What needs to be done
Within the data below, state how many lines contain the string "matplotlib". Provide the number only.

Data provided
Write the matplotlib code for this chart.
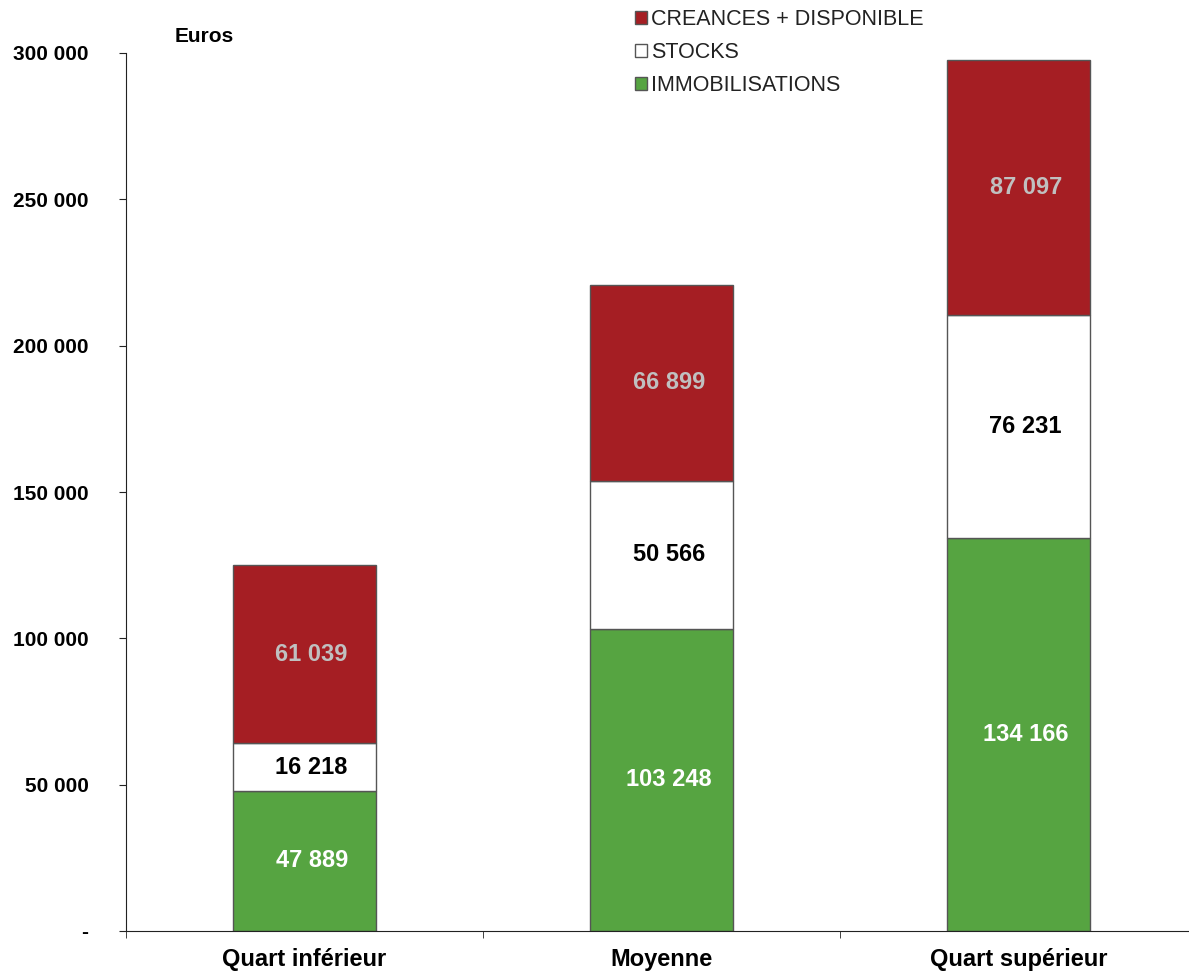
import matplotlib.pyplot as plt
from matplotlib.patches import Patch

plt.rcParams['font.family'] = ['Liberation Sans', 'DejaVu Sans']

categories = ['Quart inférieur', 'Moyenne', 'Quart supérieur']
immobilisations = [47889, 103248, 134166]
stocks = [16218, 50566, 76231]
creances = [61039, 66899, 87097]
yticks = [0, 50000, 100000, 150000, 200000, 250000, 300000]
ytick_labels = ['-', '50 000', '100 000', '150 000', '200 000', '250 000', '300 000']

GREEN = '#56a441'
RED = '#a51e23'
EDGE = '#555555'


def fmt(v):
    return '{:,}'.format(v).replace(',', ' ')


fig = plt.figure(figsize=(11.89, 9.74), dpi=100)
ax = fig.add_axes([126 / 1189, 43 / 974, 1071 / 1189, 878 / 974])

x = list(range(len(categories)))
bottom2 = [a + b for a, b in zip(immobilisations, stocks)]
ax.bar(x, immobilisations, 0.4, color=GREEN, edgecolor=EDGE, linewidth=1)
ax.bar(x, stocks, 0.4, bottom=immobilisations, color='white', edgecolor=EDGE, linewidth=1)
ax.bar(x, creances, 0.4, bottom=bottom2, color=RED, edgecolor=EDGE, linewidth=1)

for i in x:
    ax.text(i + 0.02, immobilisations[i] / 2, fmt(immobilisations[i]), ha='center', va='center',
            fontsize=17, fontweight='bold', color='white')
    ax.text(i + 0.02, immobilisations[i] + stocks[i] / 2, fmt(stocks[i]), ha='center', va='center',
            fontsize=17, fontweight='bold', color='black')
    ax.text(i + 0.02, bottom2[i] + creances[i] / 2, fmt(creances[i]), ha='center', va='center',
            fontsize=17, fontweight='bold', color='#c0c0c0')

ax.set_xlim(-0.5, 2.5)
ax.set_ylim(0, 300000)
ax.set_yticks(yticks)
ax.set_yticklabels(ytick_labels, fontsize=15, fontweight='bold')
ax.tick_params(axis='y', length=5, pad=22, color='#222222')

ax.set_xticks(x)
ax.set_xticklabels(categories, fontsize=17, fontweight='bold')
ax.set_xticks([-0.5, 0.5, 1.5, 2.5], minor=True)
ax.tick_params(axis='x', which='major', length=0, pad=12)
ax.tick_params(axis='x', which='minor', length=5, color='#222222')

for s in ['top', 'right']:
    ax.spines[s].set_visible(False)
ax.spines['left'].set_color('#222222')
ax.spines['bottom'].set_color('#222222')

fig.text(175 / 1189, 1 - 36 / 974, 'Euros', fontsize=15, fontweight='bold', va='center')

handles = [Patch(facecolor=RED, edgecolor=EDGE), Patch(facecolor='white', edgecolor=EDGE),
           Patch(facecolor=GREEN, edgecolor=EDGE)]
labels = ['CREANCES + DISPONIBLE', 'STOCKS', 'IMMOBILISATIONS']
fig.legend(handles, labels, loc='upper left', bbox_to_anchor=(631 / 1189, 1 - 5 / 974), frameon=False,
           prop={'size': 15.5}, labelcolor='#222222', handlelength=0.52, handleheight=0.52,
           handletextpad=0.2, labelspacing=0.55, borderaxespad=0, borderpad=0.2)

fig.savefig('out.png', dpi=100)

Complete answer
3